DATASET EXTRACT:
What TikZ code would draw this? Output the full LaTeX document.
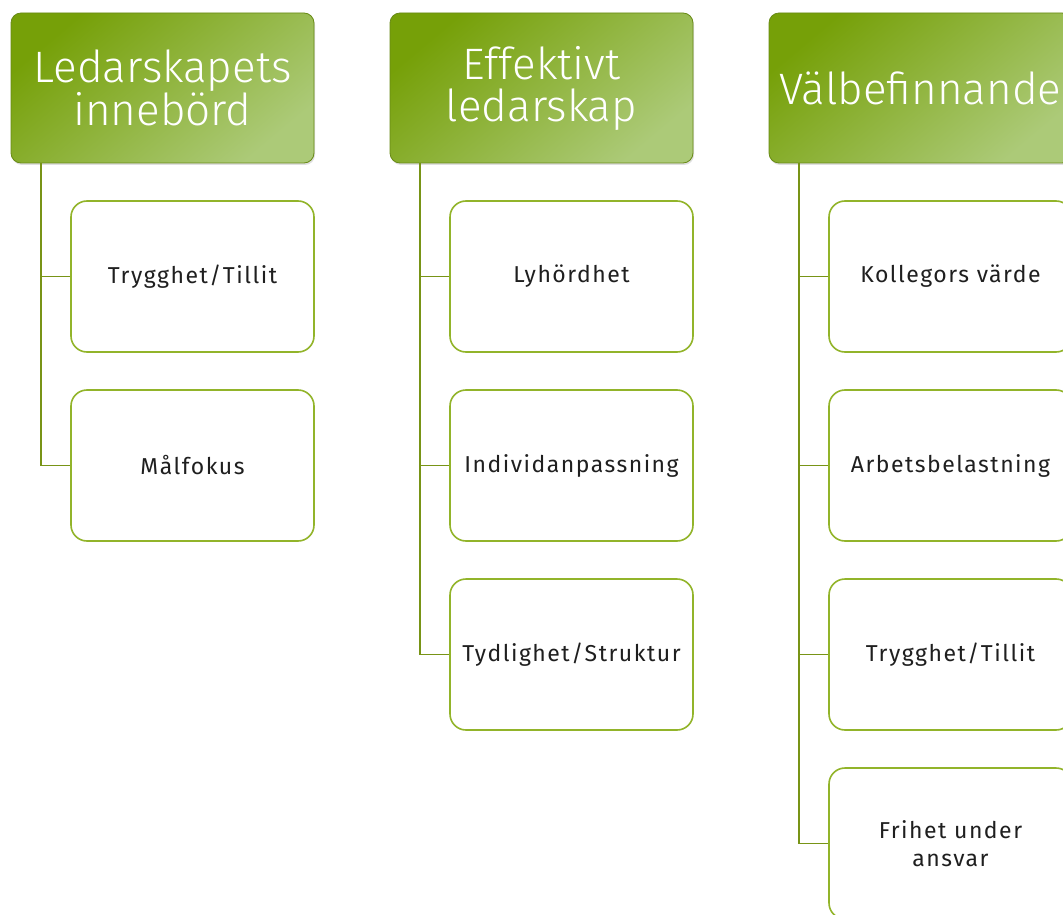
\documentclass[tikz,border=0pt]{standalone}
\usepackage{fontspec}
\setmainfont{Fira Sans}
\newfontfamily\headfont{Fira Sans Light}
\newfontfamily\childfont[LetterSpace=6.5]{Fira Sans}
\usetikzlibrary{shadows}
\definecolor{hdark}{RGB}{118,160,8}
\definecolor{hlight}{RGB}{172,202,120}
\definecolor{hborder}{RGB}{104,138,22}
\definecolor{cborder}{RGB}{146,180,42}
\definecolor{connc}{RGB}{120,148,22}
\begin{document}
\begin{tikzpicture}[x=1pt,y=-1pt,
  header/.style={rounded corners=10pt, minimum width=303pt, minimum height=150pt,
    draw=hborder, line width=0.8pt, top color=hdark, bottom color=hlight, shading angle=40,
    text=white, font=\headfont\fontsize{44}{42}\selectfont, align=center, inner sep=0pt,
    drop shadow={shadow xshift=1pt, shadow yshift=-2pt, opacity=0.25}},
  childbox/.style={rounded corners=16pt, minimum width=243pt, minimum height=151pt,
    draw=cborder, line width=1.6pt, fill=white, font=\childfont\fontsize{23}{28}\selectfont,
    align=center, text=black!88, inner sep=0pt},
  conn/.style={draw=connc, line width=1.8pt}]
\clip (0,0) rectangle (1063,915);
\fill[white] (0,0) rectangle (1063,915);

\node[header] (h1) at (162.5,88) {Ledarskapets\\innebörd};
\node[header] (h2) at (541.5,88) {Effektivt\\ledarskap};
\node[header] (h3) at (920.5,88) {Välbefinnande};

\node[childbox] (c11) at (192.5,276.5) {Trygghet/Tillit};
\node[childbox] (c12) at (192.5,465.5) {Målfokus};

\node[childbox] (c21) at (571.5,276.5) {Lyhördhet};
\node[childbox] (c22) at (571.5,465.5) {Individanpassning};
\node[childbox] (c23) at (571.5,654.5) {Tydlighet/Struktur};

\node[childbox] (c31) at (950.5,276.5) {Kollegors värde};
\node[childbox] (c32) at (950.5,465.5) {Arbetsbelastning};
\node[childbox] (c33) at (950.5,654.5) {Trygghet/Tillit};
\node[childbox] (c34) at (950.5,843.5) {Frihet under\\ansvar};

\foreach \c in {c11,c12} \draw[conn] ([xshift=30pt]h1.south west) |- (\c.west);
\foreach \c in {c21,c22,c23} \draw[conn] ([xshift=30pt]h2.south west) |- (\c.west);
\foreach \c in {c31,c32,c33,c34} \draw[conn] ([xshift=30pt]h3.south west) |- (\c.west);
\end{tikzpicture}
\end{document}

WHAT THE EXERCISE ASKS: Of the lines in the data above, how many contain the word "draw"? Give only that figure.

RESULT: 7